I agree with Kate's assessment even though our separate reasons for agreement 
don't really match up.  Rockwell worked a lot from photos, set up photos, and 
thus the compressed space in his work is common to photography that represents 
objects in closer positions to each other than is possible in actual space. 
 This compression is strengthened by the uniformity of the photographic edge 
around objects even though they occupy different focal positions in real space. 
 Of course photography can imitate the different positions of things in real 
space but the ways the lens work tend to put diverse positions on the same 
plane.  This is most evident when one looks at "3-D" photos. where objects tend 
to appear two dimensional but separated from each other spatially ---like a  
series of cut-outs.  At any rate I won't fault Rockwell's drawing "accuracy" 
since we are not sure if that accuracy ought to be measured by the photograph 
or 
direct observation or some combination.  Each mode has its own codes 
Furthermore, we should be skeptical of codes themselves because they imply a 
static set of rules or signs unaffected by context or interpretation.  I still 
think that Rockwell's habit of pasting elements onto his paintings was 
primarily 
due to the instrumental use of his work.  For him the final work was not the 
painting itself but the painting in reproduction.  In just the same way, many 
thousands of commercial artists from the days of  advertising illustration 
discarded their work after it was used in a reproduction mode.  Of course 
Rockwell knew that he was a special case commercial illustrator and he knew 
that 
his popularity and fame gave his work an independent market value.  I suspect  
that he was frustrated by the odd distinction between his role as illustrator 
and the role of the serious artist.  His illustration of the puzzled museum 
viewer in front of a look-alike Pollock surely brings to mind the public 
chagrin 
over seemingly unskilled abstract splatters and squiggles of paint touted as 
high art while Rockwell's transparent and skilled art was ridiculed by the 
elite.   Rockwell's painted viewer is likely a surrogate of himself doubling as 
a surrogate of his audience.

I want to give Rockwell his due.  And that is in the domain of advertising 
illustration and populist sentimental imagery which is really no less 
significant to our visual culture than a Caravaggio.  There is much more to say 
about him in that context and little to say about him in the context of  high 
art.  

Some people want to encapsulate Rockwell with the genre of American Scene  
painting of the 1930s and 40s.  But doing that weakens the case for Rockwell's 
art, not because the American Scene painters were more skilled as artists but 
because the best of them presented a complex view of American life, often dark 
and troubling, satiric thinly disguised masked by optimism.  Rockwell is a 
wonderful icon of the apotheosis of  ruthless American materialism packaged as 
endearing quaintness and God-fearing innocence.  We need to know that too.

wc



________________________________
From: "[email protected]" <[email protected]>
To: [email protected]; [email protected]
Sent: Sat, October 9, 2010 4:58:50 PM
Subject: Re: Rockwell (upcoming tv program)

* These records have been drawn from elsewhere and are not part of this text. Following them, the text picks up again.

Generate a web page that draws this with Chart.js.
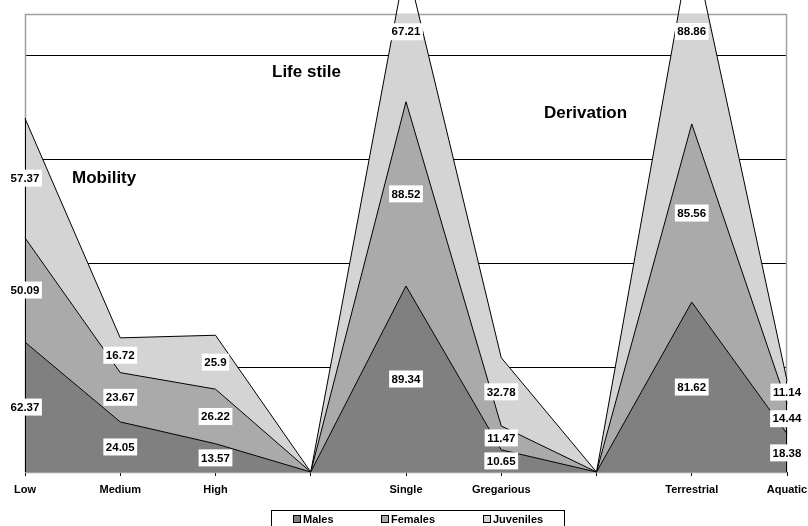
<!DOCTYPE html>
<html>
<head>
<meta charset="utf-8">
<script src="https://cdn.jsdelivr.net/npm/chart.js@4/dist/chart.umd.min.js"></script>
<style>
  body { margin: 0; background: #fff; }
  #wrap { width: 808px; height: 526px; position: relative; }
</style>
</head>
<body>
<div id="wrap"><canvas id="areaChart"></canvas></div>
<script>
// categories (blank ones are the gaps between groups)
const categories = ['Low', 'Medium', 'High', '', 'Single', 'Gregarious', '', 'Terrestrial', 'Aquatic'];

const males     = [62.37, 24.05, 13.57, 0, 89.34, 10.65, 0, 81.62, 18.38];
const females   = [50.09, 23.67, 26.22, 0, 88.52, 11.47, 0, 85.56, 14.44];
const juveniles = [57.37, 16.72, 25.9,  0, 67.21, 32.78, 0, 88.86, 11.14];

const seriesNames  = ['Males', 'Females', 'Juveniles'];
const seriesColors = ['#808080', '#aaaaaa', '#d4d4d4'];

const groupTitles = [
    { text: 'Mobility',   x: 72,  y: 178 },
    { text: 'Life stile', x: 272, y: 72 },
    { text: 'Derivation', x: 544, y: 113 }
];

const FONT = '"Liberation Sans", Arial, sans-serif';

// gray frame of the plot area, drawn under the areas
const framePlugin = {
    id: 'frame',
    beforeDatasetsDraw(chart) {
        const { ctx, chartArea: a } = chart;
        ctx.save();
        ctx.strokeStyle = '#a0a0a0';
        ctx.lineWidth = 1.5;
        ctx.strokeRect(a.left + 0.5, a.top + 0.5, a.right - a.left - 1, a.bottom - a.top);
        ctx.restore();
    }
};

// value boxes, edge outlines, group titles and the boxed legend
const decorPlugin = {
    id: 'decor',
    afterDatasetsDraw(chart) {
        const { ctx } = chart;
        const x = chart.scales.x, y = chart.scales.y;
        const sets = chart.data.datasets;
        const last = categories.length - 1;

        // black outline on the left and right edges of the stack
        ctx.save();
        ctx.strokeStyle = '#000';
        ctx.lineWidth = 1;
        [0, last].forEach(i => {
            let top = 0;
            sets.forEach(ds => { top += ds.data[i]; });
            const px = Math.round(x.getPixelForValue(i)) + (i === 0 ? 0.5 : -0.5);
            ctx.beginPath();
            ctx.moveTo(px, y.getPixelForValue(0));
            ctx.lineTo(px, y.getPixelForValue(top));
            ctx.stroke();
        });

        ctx.font = 'bold 11.5px ' + FONT;
        ctx.textAlign = 'center';
        ctx.textBaseline = 'middle';
        categories.forEach((c, i) => {
            let base = 0;
            sets.forEach(ds => {
                const v = ds.data[i];
                if (v > 0) {
                    const cx = x.getPixelForValue(i);
                    const cy = y.getPixelForValue(base + v / 2);
                    const txt = String(v);
                    const w = ctx.measureText(txt).width + 5;
                    ctx.fillStyle = '#fff';
                    ctx.fillRect(cx - w / 2, cy - 8.5, w, 17);
                    ctx.fillStyle = '#000';
                    ctx.fillText(txt, cx, cy + 0.5);
                }
                base += v;
            });
        });
        ctx.restore();
    },
    afterDraw(chart) {
        const { ctx } = chart;
        ctx.save();
        ctx.fillStyle = '#000';
        ctx.font = 'bold 17px ' + FONT;
        ctx.textAlign = 'left';
        ctx.textBaseline = 'middle';
        groupTitles.forEach(t => ctx.fillText(t.text, t.x, t.y));

        // legend
        ctx.strokeStyle = '#000';
        ctx.lineWidth = 1;
        ctx.strokeRect(271.5, 510.5, 293, 30);
        const itemX = [293, 381, 483];
        ctx.font = 'bold 11px ' + FONT;
        chart.data.datasets.forEach((ds, i) => {
            ctx.fillStyle = ds.backgroundColor;
            ctx.fillRect(itemX[i], 515, 8, 8);
            ctx.strokeRect(itemX[i] + 0.5, 515.5, 7, 7);
            ctx.fillStyle = '#000';
            ctx.fillText(ds.label, itemX[i] + 10, 519.5);
        });
        ctx.restore();
    }
};

const ctx = document.getElementById('areaChart').getContext('2d');
new Chart(ctx, {
    type: 'line',
    data: {
        labels: categories,
        datasets: [males, females, juveniles].map((d, i) => ({
            label: seriesNames[i],
            data: d,
            backgroundColor: seriesColors[i],
            borderColor: '#000',
            borderWidth: 1,
            fill: i === 0 ? 'origin' : '-1',
            tension: 0,
            pointRadius: 0,
            clip: false
        }))
    },
    options: {
        responsive: true,
        maintainAspectRatio: false,
        animation: false,
        layout: { padding: { left: 25, right: 21, top: 14, bottom: 0 } },
        plugins: {
            legend: { display: false },
            tooltip: { enabled: false }
        },
        scales: {
            x: {
                offset: false,
                grid: { drawOnChartArea: false, drawTicks: true, tickLength: 4, color: '#000' },
                border: { display: true, color: '#000', width: 1 },
                ticks: {
                    color: '#000',
                    font: { family: FONT, size: 11, weight: 'bold' },
                    padding: 7,
                    maxRotation: 0,
                    autoSkip: false
                },
                afterFit(scale) {
                    scale.height = 54;
                    scale.paddingLeft = 0;
                    scale.paddingRight = 0;
                }
            },
            y: {
                stacked: true,
                min: 0,
                max: 220,
                grid: {
                    drawTicks: false,
                    color: c => (c.tick.value === 220 ? 'rgba(0,0,0,0)' : '#000'),
                    lineWidth: 1
                },
                border: { display: false },
                ticks: { display: false, stepSize: 50 },
                afterFit(scale) { scale.width = 0; }
            }
        }
    },
    plugins: [framePlugin, decorPlugin]
});
</script>
</body>
</html>
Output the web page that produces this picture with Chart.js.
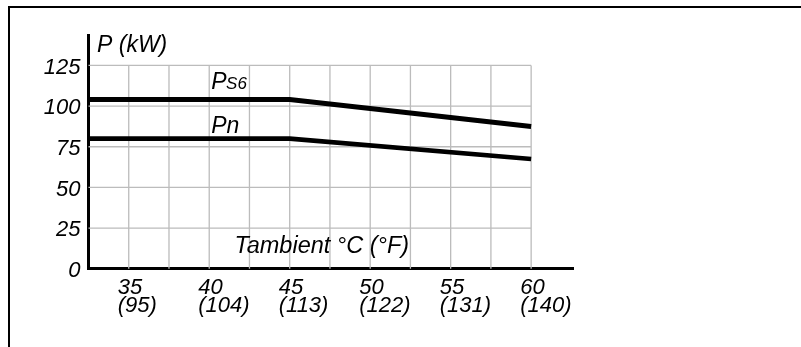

In a message dated 10/7/10 8:25:04 PM, [email protected] writes:



  It won't do to simply discuss his complicated life or soulful 
>struggles since there's no noticeable causal relationship between those facts 
>(if they are facts) and the context he created for his work.  The two realms 
>of 

>Rockwell, the man and his work,  would need to have a truly integrated context 
>to justify a reinterpretation or re-contextualization. 
>

There is no causal relationship between Rockwell's personal life and   his 
work. 
I read a biography-there   aren't many and this was the thickest-and it was 
clear that Rockwell was not drawing upon his personal angst for his pictures. 
The closest he got was in the patriotic ones.
    If he pasted a cereal box cover on a painting it was to save time. I went 
to 
the Rockwell museum this summer. The quality of the paint deteriorates over his 
lifetime, the drawing is a little off-he was good at cut and paste but not 
brilliant   and some of his figures are occupying each other's space. There are 
surprisingly no remarkable still lifes in the array of stuff in his paintings 
in 
the museum.   I hope the good ones are somewhere else and this was what 
remained 
to show in Stockbridge.

   Conger said:It remains to be seen if Rockwell's depth as a 
commentator on life can withstand the stew of sentimentality and banality that 
soaks his work.
   He isn't a commentator on life, he is a remarkable depictor of   banal 
sentiment. Where it might seem that he reaches any depth, it is his subject 
which overcomes his primary   intent.